Weather and tides permitting, the coastline may be approached by boat.
There is no car access to any part of the park.
Fees and permits
There are no fees or permits anywhere within the park.
- 1 Port Alsworth Visitor Center (The visitor center is located midway up the eastern-most runway in Port Alsworth). Open in the summer only, the visitor center is located midway up the eastern-most runway in Port Alsworth. Speak with a ranger, receive assistance with any final trip planning needs, obtain free park brochures, purchase a souvenir at the Alaska Geographic bookstore, or watch free films about Dick Proenneke and other aspects of the park.
- 2 Lake Clark.
- 3 Iliamna Volcano. 10,016 feet tall and covered in glaciers, active Iliamna Volcano is a landmark that displays both fire and ice.
- 4 Redoubt Volcano. An active stratovolcano that rises 10,197 feet from nearby sea level. Ash fall during recent eruptions have disrupted air traffic and have fallen in southcentral Alaska communities including the state's largest city, Anchorage.
- 5 Richard L. Proenneke Cabin (Upper Twin Lake is northeast of Port Alsworth, and is not on the road system. The lake can be accessed by float plane from many locations or by boat from Lower Twin Lake.). Step into the home of one of Alaska's foremost wilderness icons, Richard L. Proenneke, who built his cabin by hand using his own clever innovations. Located on the south shore of Upper Twin Lake, Proenneke's wilderness home showcases his remarkable craftsmanship and reflects his unshakeable wilderness ethic.
- 1 Priest Rock Public Use Cabin (The cabin is 8 miles from Port Alsworth by boat or floatplane.). The Priest Rock Cabin sits on the north shore of Lake Clark, approxiately eight miles north of Port Alsworth. The cabin is perched above a small creek that runs into the lake. It commands a sublime view of Lake Clark's upper reaches, backed by mountains rising to 6,000 feet. It's an ideal place for kayaking, boating, fishing and wildlife viewing. The cabin was originally built and lived in by long-time Alaskan Allen Woodward of Anchorage who was a summer resident of Lake Clark from about 1950 to the early 2000s. The cabin is rustic and accomodates up to six people. It is equipped with a wood stove, table, chairs and a nearby outhouse. Sleeping accomodations include wooden bunks--three single beds and one queen bed. There is no electricity or running water at the cabin. Fresh water is available in the lake but must be treated. Available for stays of 1-5 days in the spring, summer and fall. Reservations must be made in advance through recreation.gov. $65 per night (2020 rates).
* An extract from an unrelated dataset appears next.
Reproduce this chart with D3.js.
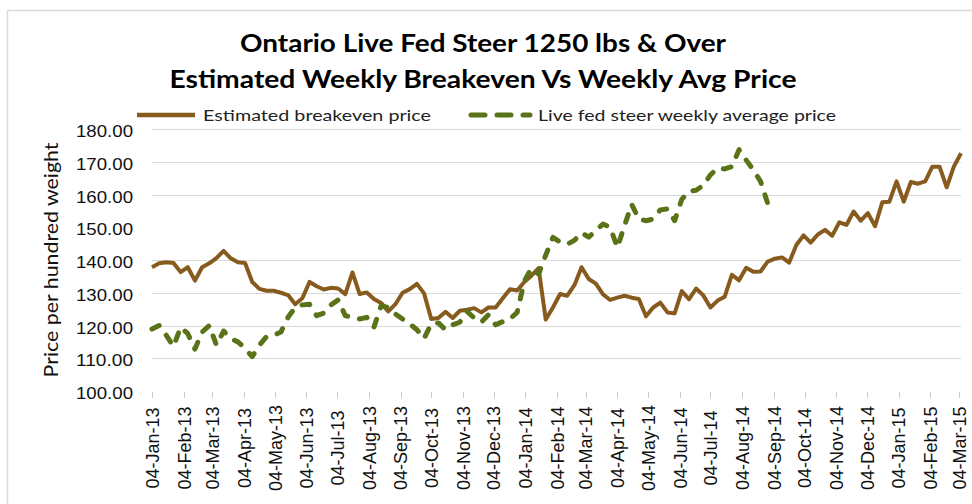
<!DOCTYPE html>
<html lang="en">
<head>
    <meta charset="UTF-8">
    <title>Ontario Live Fed Steer - Breakeven vs Weekly Avg Price</title>
    <style>
        body {
            margin: 0;
            background: #fff;
        }
        svg {
            display: block;
            font-family: Lato, 'Open Sans', sans-serif;
        }
        .grid line {
            stroke: #d9d9d9;
            shape-rendering: crispEdges;
        }
        .x-axis path,
        .y-axis path,
        .y-axis line {
            display: none;
        }
        .x-axis line {
            stroke: #c8c8c8;
            shape-rendering: crispEdges;
        }
        .x-axis text {
            font-family: 'Liberation Sans', Arial, sans-serif;
            font-size: 18px;
            fill: #111;
        }
        .y-axis text {
            font-size: 17px;
            fill: #111;
        }
        .title {
            font-weight: bold;
            font-size: 24px;
            fill: #000;
        }
        .legend text {
            font-size: 16px;
            fill: #222;
        }
    </style>
</head>
<body>
    <svg id="chart" width="972" height="504"></svg>

    <script src="https://d3js.org/d3.v7.min.js"></script>
    <script>
        // weekly series, first week = 04-Jan-2013
        const startDate = new Date(2013, 0, 4);

        const breakeven = [
            137.8, 139.0, 139.3, 139.1, 136.3, 137.8, 133.7, 137.8, 139.0, 140.6,
            142.8, 140.5, 139.3, 139.1, 133.3, 131.2, 130.6, 130.6, 130.0, 129.3,
            126.5, 128.3, 133.3, 132.0, 131.0, 131.5, 131.3, 129.6, 136.2, 129.6,
            130.1, 128.1, 126.9, 124.3, 126.5, 130.0, 131.1, 132.7, 129.8, 122.0,
            122.3, 124.2, 122.3, 124.5, 124.8, 125.3, 124.0, 125.5, 125.5, 128.3,
            131.1, 130.7, 133.3, 135.2, 137.5, 121.8, 125.5, 129.6, 129.1, 132.3,
            137.8, 134.2, 132.8, 129.5, 127.8, 128.5, 129.1, 128.5, 128.1, 122.8,
            125.5, 127.0, 124.0, 123.7, 130.5, 128.0, 131.3, 129.2, 125.5, 127.6,
            128.8, 135.5, 133.8, 137.6, 136.4, 136.5, 139.5, 140.4, 140.8, 139.2,
            144.6, 147.5, 145.3, 147.8, 149.2, 147.4, 151.5, 150.7, 154.8, 152.0,
            154.3, 150.3, 157.6, 157.8, 164.0, 157.8, 163.8, 163.3, 164.0, 168.5,
            168.5, 162.2, 168.5, 172.6
        ];

        const steerPrice = [
            118.9, 120.0, 117.0, 113.6, 119.5, 117.5, 112.8, 118.0, 120.0, 114.0,
            118.3, 116.0, 115.0, 113.0, 110.5, 114.0, 116.6, 117.0, 118.0, 122.5,
            125.5, 126.3, 126.5, 123.0, 123.8, 126.3, 127.8, 123.0, 122.5, 122.0,
            122.5, 119.5, 126.0, 125.5, 123.5, 122.0, 120.5, 118.7, 116.0, 120.5,
            120.8, 118.7, 120.2, 121.0, 124.3, 122.3, 121.0, 123.3, 120.2, 121.2,
            122.0, 124.0, 133.5, 137.5, 135.7, 141.5, 146.9, 145.5, 144.8, 146.0,
            148.3, 147.0, 149.0, 151.0, 150.0, 143.8, 150.5, 157.0, 152.5, 152.0,
            152.5, 155.3, 155.6, 152.0, 158.5, 161.0, 161.3, 162.8, 166.0, 168.0,
            167.8, 168.5, 173.7, 170.5, 167.5, 164.0, 157.3, 157.8
        ];

        const tickLabels = [
            '04-Jan-13', '04-Feb-13', '04-Mar-13', '04-Apr-13', '04-May-13', '04-Jun-13',
            '04-Jul-13', '04-Aug-13', '04-Sep-13', '04-Oct-13', '04-Nov-13', '04-Dec-13',
            '04-Jan-14', '04-Feb-14', '04-Mar-14', '04-Apr-14', '04-May-14', '04-Jun-14',
            '04-Jul-14', '04-Aug-14', '04-Sep-14', '04-Oct-14', '04-Nov-14', '04-Dec-14',
            '04-Jan-15', '04-Feb-15', '04-Mar-15'
        ];

        const yTicks = [100, 110, 120, 130, 140, 150, 160, 170, 180];
        const gridValues = [110, 120, 130, 140, 160, 170, 180];

        const titleLines = [
            'Ontario Live Fed Steer 1250 lbs & Over',
            'Estimated Weekly Breakeven Vs Weekly Avg Price'
        ];
        const seriesNames = ['Estimated breakeven price', 'Live fed steer weekly average price'];

        const width = 972, height = 504;
        const margin = { top: 129, right: 11, bottom: 113, left: 152 };
        const brown = '#875a1e';
        const green = '#5a7319';

        const svg = d3.select('#chart');
        const parseTick = d3.timeParse('%d-%b-%y');
        const weekDate = i => d3.timeDay.offset(startDate, 7 * i);

        const x = d3.scaleTime()
            .domain([startDate, weekDate(breakeven.length - 1)])
            .range([margin.left, width - margin.right]);
        const y = d3.scaleLinear()
            .domain([100, 180])
            .range([height - margin.bottom, margin.top]);

        // chart frame
        svg.append('rect')
            .attr('x', 7.5).attr('y', 10.5)
            .attr('width', 1000).attr('height', 600)
            .attr('fill', 'none')
            .attr('stroke', '#d9d9d9')
            .attr('stroke-width', 1.5);

        // title
        svg.selectAll('.title')
            .data(titleLines)
            .enter().append('text')
            .attr('class', 'title')
            .attr('x', 483)
            .attr('y', (d, i) => 52 + i * 36)
            .attr('text-anchor', 'middle')
            .attr('textLength', (d, i) => i === 0 ? 486 : 627)
            .attr('lengthAdjust', 'spacingAndGlyphs')
            .text(d => d);

        // legend
        const legend = svg.append('g').attr('class', 'legend');
        legend.append('line')
            .attr('x1', 137).attr('x2', 195).attr('y1', 115).attr('y2', 115)
            .attr('stroke', brown).attr('stroke-width', 4.5);
        legend.append('text')
            .attr('x', 203).attr('y', 121)
            .attr('textLength', 228).attr('lengthAdjust', 'spacingAndGlyphs')
            .text(seriesNames[0]);
        legend.append('line')
            .attr('x1', 471).attr('x2', 530).attr('y1', 115).attr('y2', 115)
            .attr('stroke', green).attr('stroke-width', 5)
            .attr('stroke-linecap', 'round')
            .attr('stroke-dasharray', '14,12');
        legend.append('text')
            .attr('x', 538).attr('y', 121)
            .attr('textLength', 298).attr('lengthAdjust', 'spacingAndGlyphs')
            .text(seriesNames[1]);

        // gridlines
        svg.append('g').attr('class', 'grid')
            .selectAll('line')
            .data(gridValues)
            .enter().append('line')
            .attr('x1', margin.left).attr('x2', width - margin.right)
            .attr('y1', d => Math.round(y(d)) + 0.5)
            .attr('y2', d => Math.round(y(d)) + 0.5);

        // axes
        const yAxis = d3.axisLeft(y)
            .tickValues(yTicks)
            .tickSize(0)
            .tickPadding(19)
            .tickFormat(d3.format('.2f'));
        svg.append('g').attr('class', 'y-axis')
            .attr('transform', `translate(${margin.left},0)`)
            .call(yAxis)
            .selectAll('text')
            .attr('dy', '0.45em')
            .attr('textLength', 57)
            .attr('lengthAdjust', 'spacingAndGlyphs');

        const xAxis = d3.axisBottom(x)
            .tickValues(tickLabels.map(parseTick))
            .tickSize(6)
            .tickFormat(d3.timeFormat('%d-%b-%y'));
        svg.append('g').attr('class', 'x-axis')
            .attr('transform', `translate(0,${y(100) + 1})`)
            .call(xAxis)
            .selectAll('text')
            .attr('transform', 'rotate(-90)')
            .attr('text-anchor', 'middle')
            .attr('x', -56)
            .attr('y', 0)
            .attr('dy', '0.35em');

        svg.append('text')
            .attr('transform', 'translate(58,260) rotate(-90)')
            .attr('text-anchor', 'middle')
            .attr('font-size', 19)
            .attr('fill', '#111')
            .attr('textLength', 235)
            .attr('lengthAdjust', 'spacingAndGlyphs')
            .text('Price per hundred weight');

        // series
        const line = d3.line()
            .x((d, i) => x(weekDate(i)))
            .y(d => y(d));

        svg.append('path')
            .datum(breakeven)
            .attr('fill', 'none')
            .attr('stroke', brown)
            .attr('stroke-width', 4)
            .attr('stroke-linejoin', 'round')
            .attr('d', line);

        svg.append('path')
            .datum(steerPrice)
            .attr('fill', 'none')
            .attr('stroke', green)
            .attr('stroke-width', 5)
            .attr('stroke-linecap', 'round')
            .attr('stroke-linejoin', 'round')
            .attr('stroke-dasharray', '8,12')
            .attr('d', line);
    </script>
</body>
</html>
- 2 Joe Thompson Public Use Cabin (The cabin is 13 miles from Port Alsworth by boat or floatplane.). The Joe Thompson Cabin is a small two-room rehabilitated log cabin located on the north shore of Lake Clark, about 13 miles northeast of Port Alsworth. It stands in a semi-open clearing surrounded by a white spruce and white birch forest. A historic trail attached to the Thompson Historic District connected Joe Thompson to his last prospecting site approximately one and one half miles to the east. The cabin is rustic and accommodates up to three people. It is equipped with a wood stove, table, chairs and a nearby outhouse. Sleeping accommodations are wooden bunks (two twin beds, bring your own pads). There is no electricity or running water at the cabin. Fresh water is available in the lake but must be treated. Available for stays of 1-5 days in the spring, summer and fall. Reservations must be made in advance through recreation.gov. $65 per night (2020 rates).
Backcountry hikers are requested to fill out a free registration form, which can assist rangers in the event of a rescue.